Because we have such a wet Wet season, Cairns is criss-crossed by wide drains, permanent creeks and seasonal flow channels.   It is most often in these places that the mango trees grow, providing seasonally abundant crops to the public.  To me, the scent of masses of overripe and rotting mangos is one of the signature aromas of the wet season, drifting in amongst the smell of rain and wet foilage as I walk streets and green spaces.  Word is that we may have an early and big wet season this year, so the rain may be here soon.

© Clare Richards 2009

Wild harvest

By , September 17, 2009

I live at the base of the forested range that sweeps up from coastal Cairns to Kuranda at the ridge and then out across the high plateau that is the Atherton Tablelands.  So across from my home, just past the few blocks not yet carved up and sold, the forest begins, rainforest.

Under the canopy
© Clare Richards 2009 Under the canopy

At night I am sometimes half-woken by the sound of dingoes howling across the range to each other, and mid-afternoon this week when a brief shower of rain swept through, they starting calling out to each other.  I walk daily on the edge of this wilderness, keeping an eye out for taipans and wild pigs as I go, and looking for wallabies coming out onto the open ground to feast on the grass.

Fig tree
© Clare Richards 2009 Fig tree

Yesterday I noticed that the indigenous fig trees (I’m sorry I don’t know their proper name, when I have it I will post it here) were in fruit, and the fruits were ripe.  I dodged the green ants to try one.  Apart from the robust amount of seed they contain, they have a lovely flavour, subtle, and between fig and strawberry.

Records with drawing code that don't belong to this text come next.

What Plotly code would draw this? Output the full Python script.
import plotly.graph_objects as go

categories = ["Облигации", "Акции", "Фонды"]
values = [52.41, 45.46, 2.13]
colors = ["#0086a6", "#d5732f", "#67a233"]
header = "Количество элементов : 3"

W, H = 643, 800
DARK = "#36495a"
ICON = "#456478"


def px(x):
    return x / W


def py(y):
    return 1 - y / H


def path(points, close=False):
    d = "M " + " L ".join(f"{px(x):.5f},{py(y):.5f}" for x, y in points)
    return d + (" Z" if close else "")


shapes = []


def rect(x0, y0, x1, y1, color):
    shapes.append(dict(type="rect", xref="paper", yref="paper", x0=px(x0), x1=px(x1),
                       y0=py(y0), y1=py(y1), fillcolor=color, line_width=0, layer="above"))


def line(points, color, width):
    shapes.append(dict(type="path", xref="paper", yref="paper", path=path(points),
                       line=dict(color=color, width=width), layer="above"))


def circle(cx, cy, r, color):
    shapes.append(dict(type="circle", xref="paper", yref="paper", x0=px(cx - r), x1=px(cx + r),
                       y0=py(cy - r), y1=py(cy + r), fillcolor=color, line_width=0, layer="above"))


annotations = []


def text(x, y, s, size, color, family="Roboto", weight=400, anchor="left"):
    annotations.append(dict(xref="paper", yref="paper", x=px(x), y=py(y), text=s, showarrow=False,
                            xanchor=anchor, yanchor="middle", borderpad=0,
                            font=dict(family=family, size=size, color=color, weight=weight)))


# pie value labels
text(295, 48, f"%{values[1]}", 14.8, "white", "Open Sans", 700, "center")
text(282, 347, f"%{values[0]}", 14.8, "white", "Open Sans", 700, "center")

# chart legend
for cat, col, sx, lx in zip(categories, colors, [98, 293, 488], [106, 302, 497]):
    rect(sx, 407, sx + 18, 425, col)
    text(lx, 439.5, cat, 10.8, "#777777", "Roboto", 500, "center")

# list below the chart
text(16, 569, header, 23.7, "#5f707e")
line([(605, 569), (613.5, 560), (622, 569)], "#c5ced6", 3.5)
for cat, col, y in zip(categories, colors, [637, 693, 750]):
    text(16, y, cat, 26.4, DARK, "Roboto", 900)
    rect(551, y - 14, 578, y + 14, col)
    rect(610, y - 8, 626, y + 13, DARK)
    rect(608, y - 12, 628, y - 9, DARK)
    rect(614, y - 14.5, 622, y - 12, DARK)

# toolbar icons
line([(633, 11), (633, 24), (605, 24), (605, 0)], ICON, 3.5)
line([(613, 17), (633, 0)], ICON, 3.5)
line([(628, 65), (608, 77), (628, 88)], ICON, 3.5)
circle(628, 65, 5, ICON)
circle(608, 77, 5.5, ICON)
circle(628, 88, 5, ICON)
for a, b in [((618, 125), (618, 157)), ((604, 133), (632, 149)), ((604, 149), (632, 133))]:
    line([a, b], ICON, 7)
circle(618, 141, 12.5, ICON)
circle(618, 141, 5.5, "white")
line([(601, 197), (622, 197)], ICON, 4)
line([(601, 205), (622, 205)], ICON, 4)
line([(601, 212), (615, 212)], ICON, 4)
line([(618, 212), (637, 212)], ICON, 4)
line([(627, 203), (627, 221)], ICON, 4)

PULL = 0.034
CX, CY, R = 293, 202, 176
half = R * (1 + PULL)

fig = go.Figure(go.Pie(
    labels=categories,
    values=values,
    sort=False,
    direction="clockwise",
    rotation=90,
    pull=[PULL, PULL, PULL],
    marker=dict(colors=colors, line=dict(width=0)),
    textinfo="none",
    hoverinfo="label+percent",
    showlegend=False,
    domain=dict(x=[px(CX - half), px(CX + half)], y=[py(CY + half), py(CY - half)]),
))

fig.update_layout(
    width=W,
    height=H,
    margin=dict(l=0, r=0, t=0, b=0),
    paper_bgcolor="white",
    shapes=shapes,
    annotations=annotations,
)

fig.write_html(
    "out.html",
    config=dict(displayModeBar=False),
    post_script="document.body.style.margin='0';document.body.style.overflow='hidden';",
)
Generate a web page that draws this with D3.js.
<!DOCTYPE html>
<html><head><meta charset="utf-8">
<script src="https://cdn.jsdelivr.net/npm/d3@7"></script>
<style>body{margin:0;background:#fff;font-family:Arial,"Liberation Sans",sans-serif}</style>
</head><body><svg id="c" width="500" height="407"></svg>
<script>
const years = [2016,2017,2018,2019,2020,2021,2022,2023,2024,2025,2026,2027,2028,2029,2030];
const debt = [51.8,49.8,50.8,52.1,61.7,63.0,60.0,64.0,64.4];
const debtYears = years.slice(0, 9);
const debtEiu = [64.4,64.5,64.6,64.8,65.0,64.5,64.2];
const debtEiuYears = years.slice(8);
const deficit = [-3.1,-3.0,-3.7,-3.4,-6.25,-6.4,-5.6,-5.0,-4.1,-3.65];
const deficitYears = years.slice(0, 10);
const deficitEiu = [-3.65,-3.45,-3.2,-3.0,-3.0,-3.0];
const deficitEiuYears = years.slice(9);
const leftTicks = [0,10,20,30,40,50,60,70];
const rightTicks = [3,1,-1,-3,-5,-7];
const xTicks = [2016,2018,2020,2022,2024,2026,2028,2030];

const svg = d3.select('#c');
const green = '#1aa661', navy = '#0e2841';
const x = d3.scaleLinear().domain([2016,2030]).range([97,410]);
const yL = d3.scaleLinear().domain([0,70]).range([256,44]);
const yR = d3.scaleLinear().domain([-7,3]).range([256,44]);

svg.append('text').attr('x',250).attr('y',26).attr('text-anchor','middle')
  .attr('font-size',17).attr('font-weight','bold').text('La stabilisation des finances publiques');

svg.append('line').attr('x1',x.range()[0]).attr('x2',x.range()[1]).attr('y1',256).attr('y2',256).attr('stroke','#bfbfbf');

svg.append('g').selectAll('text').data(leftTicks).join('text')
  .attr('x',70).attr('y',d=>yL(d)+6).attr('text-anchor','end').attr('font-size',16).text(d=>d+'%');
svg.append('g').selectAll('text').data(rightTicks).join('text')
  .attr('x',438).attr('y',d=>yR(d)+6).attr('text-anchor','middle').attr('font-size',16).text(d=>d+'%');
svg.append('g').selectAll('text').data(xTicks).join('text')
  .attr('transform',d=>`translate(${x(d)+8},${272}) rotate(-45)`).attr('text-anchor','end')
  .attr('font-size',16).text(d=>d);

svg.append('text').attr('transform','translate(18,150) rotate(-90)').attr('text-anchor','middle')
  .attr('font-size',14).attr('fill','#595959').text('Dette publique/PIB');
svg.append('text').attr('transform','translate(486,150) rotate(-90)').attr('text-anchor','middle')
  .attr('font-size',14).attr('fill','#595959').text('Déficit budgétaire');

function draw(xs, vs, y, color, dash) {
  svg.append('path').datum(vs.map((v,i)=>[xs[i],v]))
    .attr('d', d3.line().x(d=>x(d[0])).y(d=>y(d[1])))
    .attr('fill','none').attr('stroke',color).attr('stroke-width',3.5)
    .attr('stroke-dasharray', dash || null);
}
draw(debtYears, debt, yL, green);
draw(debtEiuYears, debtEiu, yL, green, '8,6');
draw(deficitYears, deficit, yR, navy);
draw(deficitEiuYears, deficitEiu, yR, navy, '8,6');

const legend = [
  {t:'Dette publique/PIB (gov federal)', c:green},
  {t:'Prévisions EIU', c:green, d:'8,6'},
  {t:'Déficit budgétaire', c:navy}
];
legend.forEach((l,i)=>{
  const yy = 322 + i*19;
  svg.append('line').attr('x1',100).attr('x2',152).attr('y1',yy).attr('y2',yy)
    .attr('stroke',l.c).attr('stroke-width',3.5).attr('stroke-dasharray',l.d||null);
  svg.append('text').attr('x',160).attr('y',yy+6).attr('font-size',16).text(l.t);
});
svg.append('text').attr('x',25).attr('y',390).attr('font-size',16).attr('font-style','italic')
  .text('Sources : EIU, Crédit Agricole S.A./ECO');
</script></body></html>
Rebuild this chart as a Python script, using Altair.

So today I returned to do some harvesting, mindful of the highly protective green ants, spiders, and as always keeping an eye out for signs of snakes.

Green ants and figs
© Clare Richards 2009 Green ants and figs

So now I have my harvest…

Fig basket
© Clare Richards 2009 Fig basket

…and I will be trying them stuffed with a few different things for dessert tonight.  I’ll let you know how it goes.

PS. Stuffed with strawberry jam and cream cheese, or chilli sambal and cream cheese, or on their own (sans seeds) they are very more-ish.